Is it because the “victim” is a girl this time?

Perhaps that’s why Pink is rapping Kanye’s knuckles for bad behavior, despite basing her entire persona on being loud, crude and rude. Go ahead, boast about your “so what” attitude on your corporate album and your rock ’n’ roll lifestyle on the Clear Channel radio airwaves, but don’t interrupt anyone. Ever.

No, that’s mean. That’s a cardinal sin in the sex, drugs and rock ’n’ roll rule book.

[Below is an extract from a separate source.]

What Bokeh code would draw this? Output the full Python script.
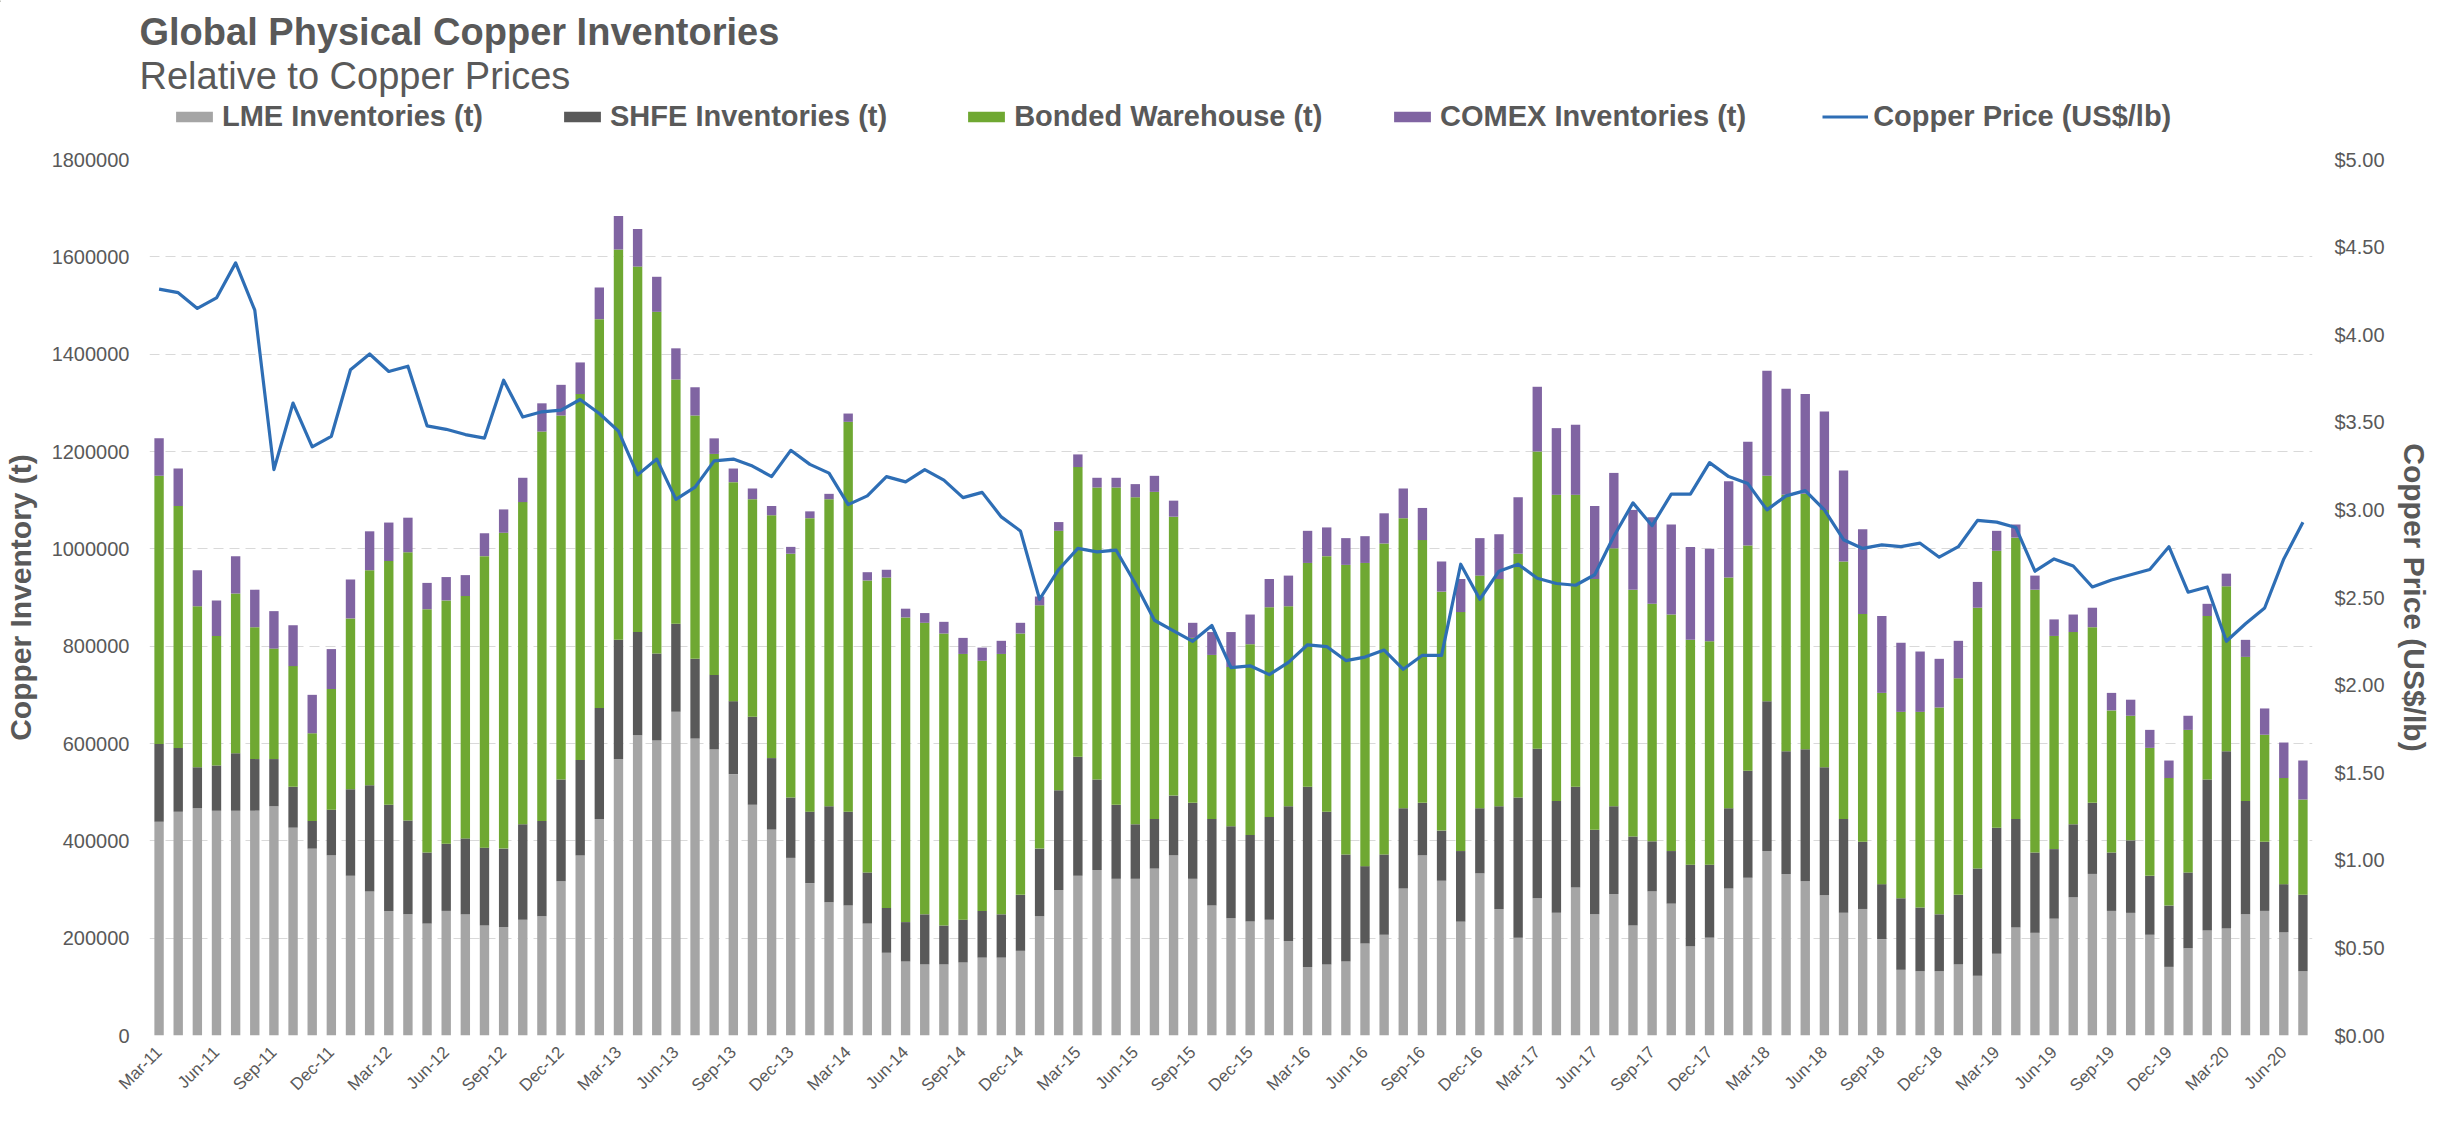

Now I’m not just defending Kanye’s actions, I’m celebrating them. He’s one of very few celebrities who don’t appear to have been coached by their handlers to say the right things at the right moments about the right people. He’s got no filter, no strings, no qualms about being candid, sometimes annoyingly so.
Isn’t that what rock stars should be? Do we really want them to behave?

Whether or not you agreed with Kanye’s “George Bush doesn’t care about black people” comment in 2005, there were millions thinking that same thing who didn’t have the opportunity or the guts to say it on national television. Love him or hate him, treasure his music or trash it, but admit that the charade of celebrity is more interesting with him going off the Teleprompter and ripping down the curtain every once in a while.

Even his mea culpa on “The Jay Leno Show” on Monday night was more interesting than you’d expect. Appearing fairly unrehearsed, Kanye apologized, said his piece and did something I’ve never seen on a talk show: He took time to think before answering a question.

After Leno asked him what West’s mother would have thought (in some sort of weird “gotcha” moment), Kanye didn’t answer, but sat silent, pensive, trying to keep his emotions from pouring out. A more practiced –  artificial – star would have had a succinct, humble rejoinder at the ready.

During the short interview, Kanye also talked about taking some time off to reflect on who he is and what he does. Not a terrible idea. I just hope he won’t be gone too long.

The celebrity circus wouldn’t be the same without him.